• Stated problem
Output the data word for word, dropping every image.

• Information supplied
- - - - -

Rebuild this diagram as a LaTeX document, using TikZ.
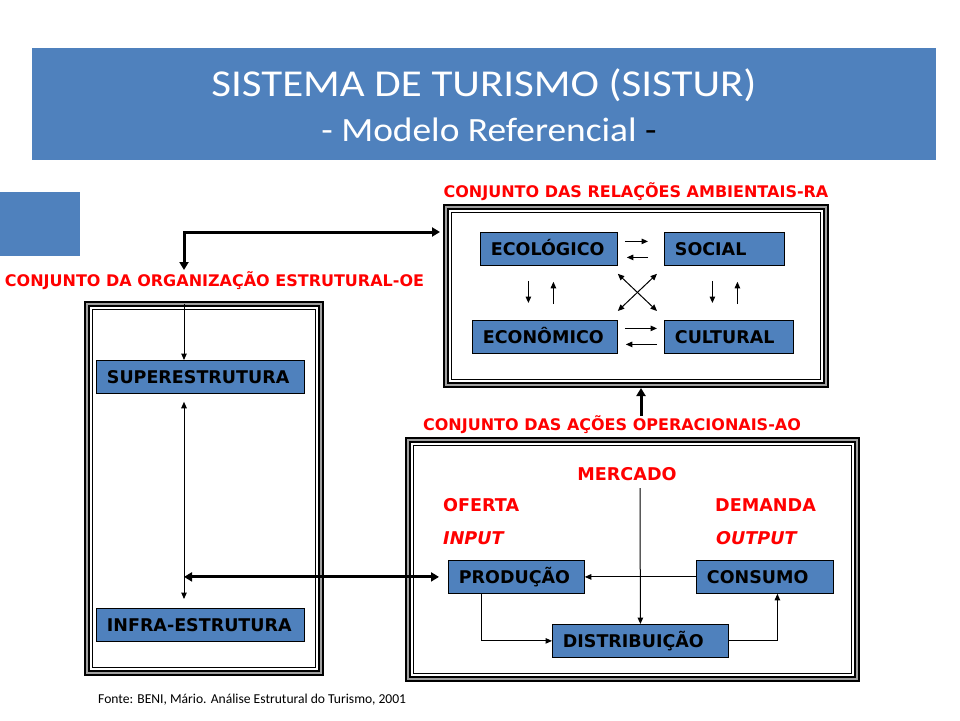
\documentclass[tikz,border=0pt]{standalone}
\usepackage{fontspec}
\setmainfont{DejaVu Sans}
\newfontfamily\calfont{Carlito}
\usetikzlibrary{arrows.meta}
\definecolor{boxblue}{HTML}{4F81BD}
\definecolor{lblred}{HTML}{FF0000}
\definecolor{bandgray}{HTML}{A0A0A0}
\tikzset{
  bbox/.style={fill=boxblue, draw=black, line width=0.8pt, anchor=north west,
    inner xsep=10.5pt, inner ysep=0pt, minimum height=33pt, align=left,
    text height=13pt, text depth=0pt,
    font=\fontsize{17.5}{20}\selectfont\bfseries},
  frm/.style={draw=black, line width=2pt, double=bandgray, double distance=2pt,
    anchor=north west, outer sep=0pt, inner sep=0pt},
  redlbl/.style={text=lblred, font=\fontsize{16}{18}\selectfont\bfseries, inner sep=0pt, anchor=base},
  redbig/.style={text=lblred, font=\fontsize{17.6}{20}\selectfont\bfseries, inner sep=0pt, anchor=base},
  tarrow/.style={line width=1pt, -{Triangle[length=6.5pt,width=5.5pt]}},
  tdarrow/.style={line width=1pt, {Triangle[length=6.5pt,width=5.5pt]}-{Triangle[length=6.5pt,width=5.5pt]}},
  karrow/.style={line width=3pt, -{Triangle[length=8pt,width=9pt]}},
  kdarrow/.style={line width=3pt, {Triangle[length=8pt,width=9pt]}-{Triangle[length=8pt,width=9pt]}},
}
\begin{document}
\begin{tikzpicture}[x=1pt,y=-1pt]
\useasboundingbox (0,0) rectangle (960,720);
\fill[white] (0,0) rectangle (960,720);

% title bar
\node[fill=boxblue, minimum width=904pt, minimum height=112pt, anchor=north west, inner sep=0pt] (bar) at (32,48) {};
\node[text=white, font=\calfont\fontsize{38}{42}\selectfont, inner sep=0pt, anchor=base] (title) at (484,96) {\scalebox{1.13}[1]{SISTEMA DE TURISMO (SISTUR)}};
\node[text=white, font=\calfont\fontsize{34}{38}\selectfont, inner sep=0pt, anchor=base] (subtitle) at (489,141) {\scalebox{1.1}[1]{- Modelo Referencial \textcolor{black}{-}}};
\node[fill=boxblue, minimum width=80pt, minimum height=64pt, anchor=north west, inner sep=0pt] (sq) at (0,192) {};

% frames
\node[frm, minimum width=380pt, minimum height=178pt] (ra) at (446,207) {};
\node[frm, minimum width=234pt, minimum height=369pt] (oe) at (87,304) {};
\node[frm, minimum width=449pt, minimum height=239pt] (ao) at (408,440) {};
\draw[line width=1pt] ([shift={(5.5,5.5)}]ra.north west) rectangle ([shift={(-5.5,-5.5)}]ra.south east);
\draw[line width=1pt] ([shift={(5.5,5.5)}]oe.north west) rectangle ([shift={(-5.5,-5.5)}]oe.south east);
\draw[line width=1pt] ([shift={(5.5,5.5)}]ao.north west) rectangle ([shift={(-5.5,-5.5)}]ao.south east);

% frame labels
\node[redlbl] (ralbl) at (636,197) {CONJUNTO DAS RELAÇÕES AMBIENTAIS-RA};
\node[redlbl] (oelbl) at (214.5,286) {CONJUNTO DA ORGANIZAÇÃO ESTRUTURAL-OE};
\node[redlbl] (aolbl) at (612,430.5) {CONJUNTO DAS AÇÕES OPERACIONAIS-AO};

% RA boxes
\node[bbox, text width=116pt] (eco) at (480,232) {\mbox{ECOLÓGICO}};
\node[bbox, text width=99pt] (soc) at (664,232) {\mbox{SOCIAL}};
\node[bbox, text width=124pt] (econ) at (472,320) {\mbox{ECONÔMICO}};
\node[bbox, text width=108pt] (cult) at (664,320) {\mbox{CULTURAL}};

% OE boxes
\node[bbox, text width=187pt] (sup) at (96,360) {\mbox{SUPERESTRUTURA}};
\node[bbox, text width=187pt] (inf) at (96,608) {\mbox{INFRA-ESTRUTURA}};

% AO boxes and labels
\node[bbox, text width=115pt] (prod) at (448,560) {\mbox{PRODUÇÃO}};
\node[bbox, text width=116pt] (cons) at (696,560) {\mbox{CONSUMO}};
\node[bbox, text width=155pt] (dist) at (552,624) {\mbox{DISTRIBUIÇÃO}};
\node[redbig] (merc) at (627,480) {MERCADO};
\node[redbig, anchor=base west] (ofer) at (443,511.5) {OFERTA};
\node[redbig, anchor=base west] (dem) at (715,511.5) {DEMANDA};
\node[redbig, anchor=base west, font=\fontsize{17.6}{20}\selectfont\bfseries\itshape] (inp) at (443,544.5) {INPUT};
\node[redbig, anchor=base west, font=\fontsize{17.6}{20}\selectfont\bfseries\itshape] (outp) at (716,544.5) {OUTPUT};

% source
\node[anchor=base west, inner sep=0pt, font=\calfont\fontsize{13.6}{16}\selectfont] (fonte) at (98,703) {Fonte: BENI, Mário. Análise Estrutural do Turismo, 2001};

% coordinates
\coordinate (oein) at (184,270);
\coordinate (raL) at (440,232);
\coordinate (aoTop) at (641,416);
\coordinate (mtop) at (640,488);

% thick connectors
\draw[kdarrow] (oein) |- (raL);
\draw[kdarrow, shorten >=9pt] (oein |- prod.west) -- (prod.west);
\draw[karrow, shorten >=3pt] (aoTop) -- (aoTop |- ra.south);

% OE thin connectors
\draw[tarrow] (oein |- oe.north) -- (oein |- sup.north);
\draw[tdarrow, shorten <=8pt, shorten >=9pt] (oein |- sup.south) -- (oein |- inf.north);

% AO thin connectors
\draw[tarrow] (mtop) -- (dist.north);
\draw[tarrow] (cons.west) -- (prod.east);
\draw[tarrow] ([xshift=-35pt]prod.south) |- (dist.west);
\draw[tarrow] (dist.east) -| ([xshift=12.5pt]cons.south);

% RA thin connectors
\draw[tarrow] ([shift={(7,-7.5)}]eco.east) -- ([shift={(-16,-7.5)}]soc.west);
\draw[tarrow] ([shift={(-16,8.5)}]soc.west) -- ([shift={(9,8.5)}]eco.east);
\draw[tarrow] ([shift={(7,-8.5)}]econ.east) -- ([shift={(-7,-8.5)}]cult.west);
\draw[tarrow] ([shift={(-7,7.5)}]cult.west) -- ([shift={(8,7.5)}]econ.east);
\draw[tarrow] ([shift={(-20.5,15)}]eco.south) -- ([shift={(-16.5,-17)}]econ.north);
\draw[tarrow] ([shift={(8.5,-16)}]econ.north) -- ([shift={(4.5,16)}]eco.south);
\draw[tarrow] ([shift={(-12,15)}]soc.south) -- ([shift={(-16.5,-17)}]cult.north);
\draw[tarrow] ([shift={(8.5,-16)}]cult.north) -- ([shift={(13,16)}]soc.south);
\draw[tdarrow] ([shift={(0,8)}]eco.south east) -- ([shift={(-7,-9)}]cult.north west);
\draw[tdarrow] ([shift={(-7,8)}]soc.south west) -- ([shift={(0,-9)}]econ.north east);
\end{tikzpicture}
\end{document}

- - - - -

• Task answer
Rebuild this diagram as a LaTeX document, using TikZ.
\documentclass[tikz,border=0pt]{standalone}
\usepackage{fontspec}
\setmainfont{DejaVu Sans}
\newfontfamily\calfont{Carlito}
\usetikzlibrary{arrows.meta}
\definecolor{boxblue}{HTML}{4F81BD}
\definecolor{lblred}{HTML}{FF0000}
\definecolor{bandgray}{HTML}{A0A0A0}
\tikzset{
  bbox/.style={fill=boxblue, draw=black, line width=0.8pt, anchor=north west,
    inner xsep=10.5pt, inner ysep=0pt, minimum height=33pt, align=left,
    text height=13pt, text depth=0pt,
    font=\fontsize{17.5}{20}\selectfont\bfseries},
  frm/.style={draw=black, line width=2pt, double=bandgray, double distance=2pt,
    anchor=north west, outer sep=0pt, inner sep=0pt},
  redlbl/.style={text=lblred, font=\fontsize{16}{18}\selectfont\bfseries, inner sep=0pt, anchor=base},
  redbig/.style={text=lblred, font=\fontsize{17.6}{20}\selectfont\bfseries, inner sep=0pt, anchor=base},
  tarrow/.style={line width=1pt, -{Triangle[length=6.5pt,width=5.5pt]}},
  tdarrow/.style={line width=1pt, {Triangle[length=6.5pt,width=5.5pt]}-{Triangle[length=6.5pt,width=5.5pt]}},
  karrow/.style={line width=3pt, -{Triangle[length=8pt,width=9pt]}},
  kdarrow/.style={line width=3pt, {Triangle[length=8pt,width=9pt]}-{Triangle[length=8pt,width=9pt]}},
}
\begin{document}
\begin{tikzpicture}[x=1pt,y=-1pt]
\useasboundingbox (0,0) rectangle (960,720);
\fill[white] (0,0) rectangle (960,720);

% title bar
\node[fill=boxblue, minimum width=904pt, minimum height=112pt, anchor=north west, inner sep=0pt] (bar) at (32,48) {};
\node[text=white, font=\calfont\fontsize{38}{42}\selectfont, inner sep=0pt, anchor=base] (title) at (484,96) {\scalebox{1.13}[1]{SISTEMA DE TURISMO (SISTUR)}};
\node[text=white, font=\calfont\fontsize{34}{38}\selectfont, inner sep=0pt, anchor=base] (subtitle) at (489,141) {\scalebox{1.1}[1]{- Modelo Referencial \textcolor{black}{-}}};
\node[fill=boxblue, minimum width=80pt, minimum height=64pt, anchor=north west, inner sep=0pt] (sq) at (0,192) {};

% frames
\node[frm, minimum width=380pt, minimum height=178pt] (ra) at (446,207) {};
\node[frm, minimum width=234pt, minimum height=369pt] (oe) at (87,304) {};
\node[frm, minimum width=449pt, minimum height=239pt] (ao) at (408,440) {};
\draw[line width=1pt] ([shift={(5.5,5.5)}]ra.north west) rectangle ([shift={(-5.5,-5.5)}]ra.south east);
\draw[line width=1pt] ([shift={(5.5,5.5)}]oe.north west) rectangle ([shift={(-5.5,-5.5)}]oe.south east);
\draw[line width=1pt] ([shift={(5.5,5.5)}]ao.north west) rectangle ([shift={(-5.5,-5.5)}]ao.south east);

% frame labels
\node[redlbl] (ralbl) at (636,197) {CONJUNTO DAS RELAÇÕES AMBIENTAIS-RA};
\node[redlbl] (oelbl) at (214.5,286) {CONJUNTO DA ORGANIZAÇÃO ESTRUTURAL-OE};
\node[redlbl] (aolbl) at (612,430.5) {CONJUNTO DAS AÇÕES OPERACIONAIS-AO};

% RA boxes
\node[bbox, text width=116pt] (eco) at (480,232) {\mbox{ECOLÓGICO}};
\node[bbox, text width=99pt] (soc) at (664,232) {\mbox{SOCIAL}};
\node[bbox, text width=124pt] (econ) at (472,320) {\mbox{ECONÔMICO}};
\node[bbox, text width=108pt] (cult) at (664,320) {\mbox{CULTURAL}};

% OE boxes
\node[bbox, text width=187pt] (sup) at (96,360) {\mbox{SUPERESTRUTURA}};
\node[bbox, text width=187pt] (inf) at (96,608) {\mbox{INFRA-ESTRUTURA}};

% AO boxes and labels
\node[bbox, text width=115pt] (prod) at (448,560) {\mbox{PRODUÇÃO}};
\node[bbox, text width=116pt] (cons) at (696,560) {\mbox{CONSUMO}};
\node[bbox, text width=155pt] (dist) at (552,624) {\mbox{DISTRIBUIÇÃO}};
\node[redbig] (merc) at (627,480) {MERCADO};
\node[redbig, anchor=base west] (ofer) at (443,511.5) {OFERTA};
\node[redbig, anchor=base west] (dem) at (715,511.5) {DEMANDA};
\node[redbig, anchor=base west, font=\fontsize{17.6}{20}\selectfont\bfseries\itshape] (inp) at (443,544.5) {INPUT};
\node[redbig, anchor=base west, font=\fontsize{17.6}{20}\selectfont\bfseries\itshape] (outp) at (716,544.5) {OUTPUT};

% source
\node[anchor=base west, inner sep=0pt, font=\calfont\fontsize{13.6}{16}\selectfont] (fonte) at (98,703) {Fonte: BENI, Mário. Análise Estrutural do Turismo, 2001};

% coordinates
\coordinate (oein) at (184,270);
\coordinate (raL) at (440,232);
\coordinate (aoTop) at (641,416);
\coordinate (mtop) at (640,488);

% thick connectors
\draw[kdarrow] (oein) |- (raL);
\draw[kdarrow, shorten >=9pt] (oein |- prod.west) -- (prod.west);
\draw[karrow, shorten >=3pt] (aoTop) -- (aoTop |- ra.south);

% OE thin connectors
\draw[tarrow] (oein |- oe.north) -- (oein |- sup.north);
\draw[tdarrow, shorten <=8pt, shorten >=9pt] (oein |- sup.south) -- (oein |- inf.north);

% AO thin connectors
\draw[tarrow] (mtop) -- (dist.north);
\draw[tarrow] (cons.west) -- (prod.east);
\draw[tarrow] ([xshift=-35pt]prod.south) |- (dist.west);
\draw[tarrow] (dist.east) -| ([xshift=12.5pt]cons.south);

% RA thin connectors
\draw[tarrow] ([shift={(7,-7.5)}]eco.east) -- ([shift={(-16,-7.5)}]soc.west);
\draw[tarrow] ([shift={(-16,8.5)}]soc.west) -- ([shift={(9,8.5)}]eco.east);
\draw[tarrow] ([shift={(7,-8.5)}]econ.east) -- ([shift={(-7,-8.5)}]cult.west);
\draw[tarrow] ([shift={(-7,7.5)}]cult.west) -- ([shift={(8,7.5)}]econ.east);
\draw[tarrow] ([shift={(-20.5,15)}]eco.south) -- ([shift={(-16.5,-17)}]econ.north);
\draw[tarrow] ([shift={(8.5,-16)}]econ.north) -- ([shift={(4.5,16)}]eco.south);
\draw[tarrow] ([shift={(-12,15)}]soc.south) -- ([shift={(-16.5,-17)}]cult.north);
\draw[tarrow] ([shift={(8.5,-16)}]cult.north) -- ([shift={(13,16)}]soc.south);
\draw[tdarrow] ([shift={(0,8)}]eco.south east) -- ([shift={(-7,-9)}]cult.north west);
\draw[tdarrow] ([shift={(-7,8)}]soc.south west) -- ([shift={(0,-9)}]econ.north east);
\end{tikzpicture}
\end{document}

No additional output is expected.